The GAO found an 8 percentage point drop in the share of small employers offering benefits from 2001 to 2006 and said many employers that offer health benefits now make workers pay a higher share of out-of-pocket costs.

Some also have begun offering consumer-directed health plans, which trade lower premiums for significantly higher deductibles, or mini-medical plans that provide more limited coverage at lower premiums, the GAO said.

"While the share of large employers offering health benefits remained fairly constant between 2001 and 2006 at about 98 percent, the share of small employers (with 3-199 employees) offering them dropped from 68 percent to 60 percent," the GAO said in its report.

"Health policy experts from one organization we interviewed told us this decline is likely due to new employers choosing not to offer coverage rather than existing employers dropping coverage," the GAO added.

"Some of these recent changes to health benefits may particularly affect low-wage workers who are less able to afford higher out-of-pocket costs, and less healthy workers who use more health services," added the GAO, which wrote the report at the request of Congress.

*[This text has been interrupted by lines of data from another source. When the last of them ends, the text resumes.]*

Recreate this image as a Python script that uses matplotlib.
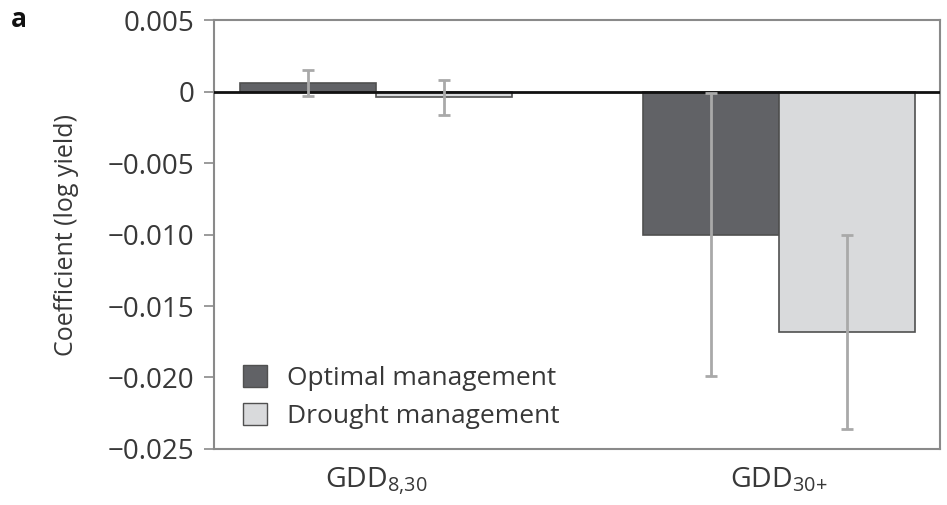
import matplotlib
matplotlib.use("Agg")
import matplotlib.pyplot as plt
import numpy as np
from matplotlib.patches import Patch

plt.rcParams["font.family"] = ["Open Sans", "DejaVu Sans"]
plt.rcParams["mathtext.fontset"] = "custom"
plt.rcParams["mathtext.rm"] = "Open Sans"
plt.rcParams["mathtext.it"] = "Open Sans"

categories = ["GDD$_{\\mathregular{8{,}30}}$", "GDD$_{\\mathregular{30{+}}}$"]
series_names = ["Optimal management", "Drought management"]
optimal = [0.00063, -0.0100]
optimal_err = [0.0009, 0.0099]
drought = [-0.0004, -0.0168]
drought_err = [0.00125, 0.0068]

C_OPT = "#616266"
C_DRO = "#d9dadc"
C_EDGE = "#505050"
C_ERR = "#a9a9a9"
C_TEXT = "#383838"
C_SPINE = "#8a8a8a"

fig = plt.figure(figsize=(9.47, 5.05), dpi=100)
ax = fig.add_axes([0.226, 0.111, 0.7666, 0.849])

x = np.arange(len(categories))
w = 0.337

ax.bar(x - w / 2, optimal, w, color=C_OPT, edgecolor=C_EDGE, linewidth=1.2, zorder=2)
ax.bar(x + w / 2, drought, w, color=C_DRO, edgecolor=C_EDGE, linewidth=1.2, zorder=2)
ax.axhline(0, color="#111111", lw=2, zorder=3)
ax.errorbar(x - w / 2, optimal, yerr=optimal_err, fmt="none", ecolor=C_ERR,
            elinewidth=2, capsize=4.3, capthick=2, zorder=4)
ax.errorbar(x + w / 2, drought, yerr=drought_err, fmt="none", ecolor=C_ERR,
            elinewidth=2, capsize=4.3, capthick=2, zorder=4)

ax.set_xlim(-0.402, 1.40)
ax.set_ylim(-0.025, 0.005)
ax.set_yticks([0.005, 0, -0.005, -0.010, -0.015, -0.020, -0.025])
ax.set_yticklabels(["0.005", "0", "\u22120.005", "\u22120.010", "\u22120.015",
                    "\u22120.020", "\u22120.025"])
ax.set_xticks(x)
ax.set_xticklabels(categories)
ax.tick_params(axis="x", length=0, pad=12, labelsize=20.5, labelcolor=C_TEXT)
ax.tick_params(axis="y", length=7, width=1.2, color=C_SPINE, pad=7,
               labelsize=20, labelcolor=C_TEXT)
for s in ax.spines.values():
    s.set_color(C_SPINE)
    s.set_linewidth(1.5)

ax.set_ylabel("Coefficient (log yield)", fontsize=18, color=C_TEXT, labelpad=21)

handles = [Patch(facecolor=C_OPT, edgecolor=C_EDGE),
           Patch(facecolor=C_DRO, edgecolor=C_EDGE)]
ax.legend(handles, series_names, loc="lower left", bbox_to_anchor=(0.026, 0.021),
          frameon=False, fontsize=19, labelcolor=C_TEXT, handlelength=0.9,
          handleheight=0.9, handletextpad=0.75, labelspacing=0.45,
          borderaxespad=0)

fig.text(0.011, 0.962, "a", fontsize=19, fontweight="bold", color="#111111",
         va="center")

fig.savefig("out.png", dpi=100)
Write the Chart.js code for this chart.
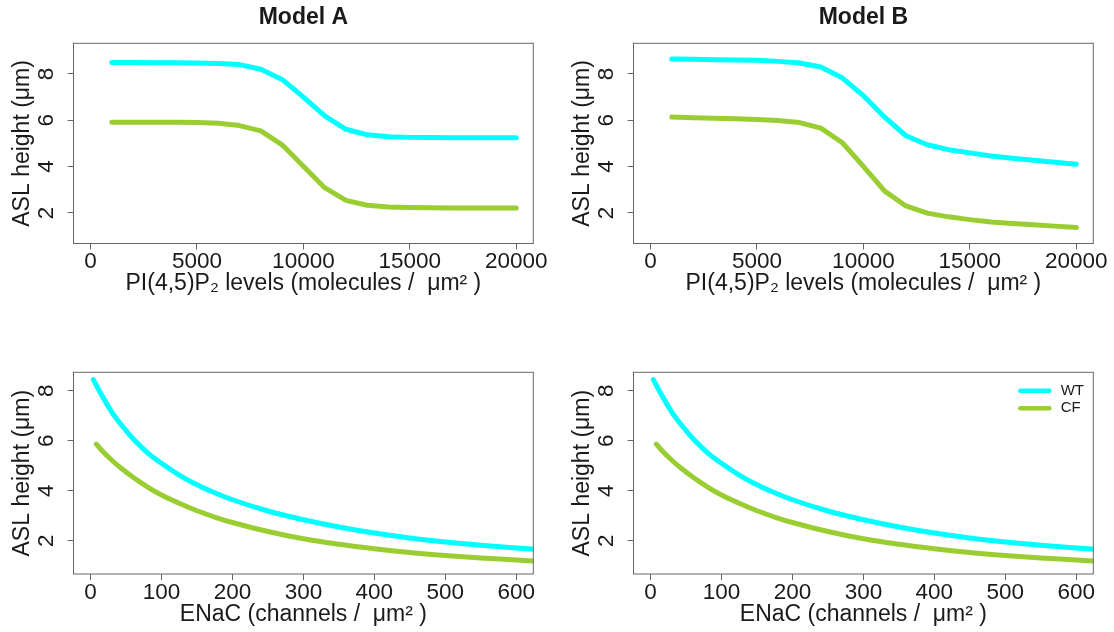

The workers losing coverage are probably those the least likely to be able to bargain for it, the GAO found. "Survey data indicate that from 2001 through 2005, eligibility for health coverage and the extent to which workers are covered have both declined most among low-wage workers," it said.

At least 46 million Americans have no health insurance at all. Government programs such as Medicare and Medicaid provide health insurance for the poor, disabled and elderly.